Can you set down, exactly as they appear below, the lines from the opening of the material through the one bearing "(305,19) rectangle (911.5,387.5);", minus the pictures?

— START Given data —

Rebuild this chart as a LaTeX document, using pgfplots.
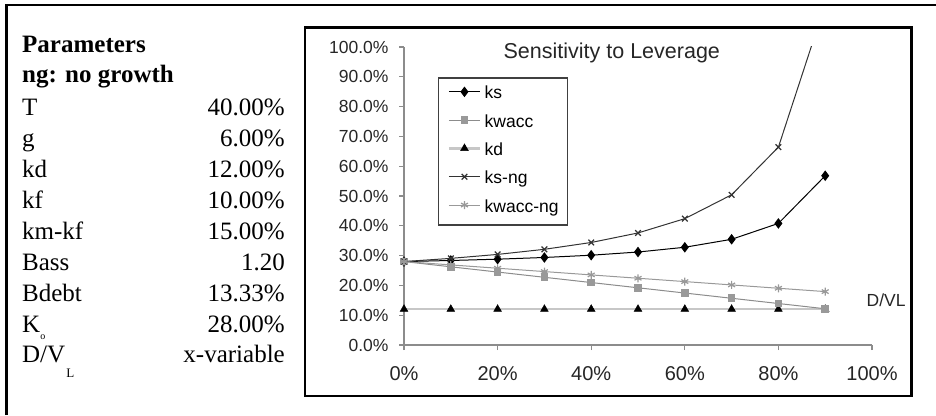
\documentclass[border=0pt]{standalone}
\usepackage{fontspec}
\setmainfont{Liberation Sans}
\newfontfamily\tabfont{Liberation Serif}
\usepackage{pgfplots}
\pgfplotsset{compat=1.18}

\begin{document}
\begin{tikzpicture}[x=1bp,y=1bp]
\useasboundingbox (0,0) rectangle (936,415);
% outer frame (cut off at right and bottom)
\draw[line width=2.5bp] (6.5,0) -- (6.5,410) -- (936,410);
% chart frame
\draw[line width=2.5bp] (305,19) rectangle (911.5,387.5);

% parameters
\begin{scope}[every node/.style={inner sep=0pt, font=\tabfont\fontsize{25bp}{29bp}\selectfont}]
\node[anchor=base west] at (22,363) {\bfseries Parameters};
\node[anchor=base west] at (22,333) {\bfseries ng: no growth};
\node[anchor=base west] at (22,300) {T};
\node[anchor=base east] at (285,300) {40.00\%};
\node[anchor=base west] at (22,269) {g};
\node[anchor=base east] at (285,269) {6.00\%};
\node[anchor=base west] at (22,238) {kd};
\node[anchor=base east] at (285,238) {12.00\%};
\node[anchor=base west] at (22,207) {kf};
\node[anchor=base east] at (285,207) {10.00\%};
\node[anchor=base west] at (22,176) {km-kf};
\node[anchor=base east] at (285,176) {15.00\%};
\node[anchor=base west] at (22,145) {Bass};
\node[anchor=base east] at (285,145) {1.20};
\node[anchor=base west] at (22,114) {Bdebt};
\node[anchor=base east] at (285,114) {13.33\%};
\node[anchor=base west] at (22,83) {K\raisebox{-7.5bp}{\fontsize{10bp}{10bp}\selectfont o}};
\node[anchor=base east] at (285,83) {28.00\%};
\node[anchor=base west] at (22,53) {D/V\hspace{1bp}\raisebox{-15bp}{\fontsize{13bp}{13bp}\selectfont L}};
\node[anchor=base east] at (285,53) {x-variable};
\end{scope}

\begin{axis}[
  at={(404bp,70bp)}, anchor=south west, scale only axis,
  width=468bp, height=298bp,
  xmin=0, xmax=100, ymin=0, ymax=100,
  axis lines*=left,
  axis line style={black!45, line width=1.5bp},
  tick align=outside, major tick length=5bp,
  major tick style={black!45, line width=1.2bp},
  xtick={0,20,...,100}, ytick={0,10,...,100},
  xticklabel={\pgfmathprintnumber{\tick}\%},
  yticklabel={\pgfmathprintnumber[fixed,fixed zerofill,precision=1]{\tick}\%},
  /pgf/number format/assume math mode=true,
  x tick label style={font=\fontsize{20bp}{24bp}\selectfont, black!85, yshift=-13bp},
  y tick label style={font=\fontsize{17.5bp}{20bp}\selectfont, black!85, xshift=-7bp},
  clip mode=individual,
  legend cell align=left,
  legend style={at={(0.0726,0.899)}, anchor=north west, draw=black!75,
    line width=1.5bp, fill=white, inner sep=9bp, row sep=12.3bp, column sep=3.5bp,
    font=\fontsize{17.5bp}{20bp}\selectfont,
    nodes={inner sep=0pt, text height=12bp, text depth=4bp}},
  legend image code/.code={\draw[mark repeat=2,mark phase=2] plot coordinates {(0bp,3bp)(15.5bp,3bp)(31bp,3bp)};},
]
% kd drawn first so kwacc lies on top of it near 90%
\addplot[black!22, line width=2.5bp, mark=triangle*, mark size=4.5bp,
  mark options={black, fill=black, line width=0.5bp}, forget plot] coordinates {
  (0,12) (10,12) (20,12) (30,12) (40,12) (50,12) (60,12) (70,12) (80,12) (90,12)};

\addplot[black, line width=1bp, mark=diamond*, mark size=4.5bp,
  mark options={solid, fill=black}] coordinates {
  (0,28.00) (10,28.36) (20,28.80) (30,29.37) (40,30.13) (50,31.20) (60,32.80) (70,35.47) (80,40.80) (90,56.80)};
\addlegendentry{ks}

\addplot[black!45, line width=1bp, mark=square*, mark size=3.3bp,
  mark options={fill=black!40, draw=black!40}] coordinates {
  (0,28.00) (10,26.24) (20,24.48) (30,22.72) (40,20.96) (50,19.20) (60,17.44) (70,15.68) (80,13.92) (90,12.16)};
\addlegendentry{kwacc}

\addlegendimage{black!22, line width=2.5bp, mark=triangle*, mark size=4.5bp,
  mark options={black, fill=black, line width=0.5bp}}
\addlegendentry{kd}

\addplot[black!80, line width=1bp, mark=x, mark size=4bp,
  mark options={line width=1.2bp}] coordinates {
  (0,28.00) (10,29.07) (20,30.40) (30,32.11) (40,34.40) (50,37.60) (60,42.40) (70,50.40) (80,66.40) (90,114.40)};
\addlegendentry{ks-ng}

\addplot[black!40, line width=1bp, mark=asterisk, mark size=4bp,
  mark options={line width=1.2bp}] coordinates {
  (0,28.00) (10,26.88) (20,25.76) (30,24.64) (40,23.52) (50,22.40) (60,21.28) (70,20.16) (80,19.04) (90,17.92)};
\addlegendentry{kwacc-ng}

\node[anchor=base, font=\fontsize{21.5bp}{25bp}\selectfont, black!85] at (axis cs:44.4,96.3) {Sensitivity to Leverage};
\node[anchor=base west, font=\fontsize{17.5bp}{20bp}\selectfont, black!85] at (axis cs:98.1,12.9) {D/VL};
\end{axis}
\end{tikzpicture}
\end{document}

— END Given data —

*Final answer*.
Rebuild this chart as a LaTeX document, using pgfplots.
\documentclass[border=0pt]{standalone}
\usepackage{fontspec}
\setmainfont{Liberation Sans}
\newfontfamily\tabfont{Liberation Serif}
\usepackage{pgfplots}
\pgfplotsset{compat=1.18}

\begin{document}
\begin{tikzpicture}[x=1bp,y=1bp]
\useasboundingbox (0,0) rectangle (936,415);
% outer frame (cut off at right and bottom)
\draw[line width=2.5bp] (6.5,0) -- (6.5,410) -- (936,410);
% chart frame
\draw[line width=2.5bp] (305,19) rectangle (911.5,387.5);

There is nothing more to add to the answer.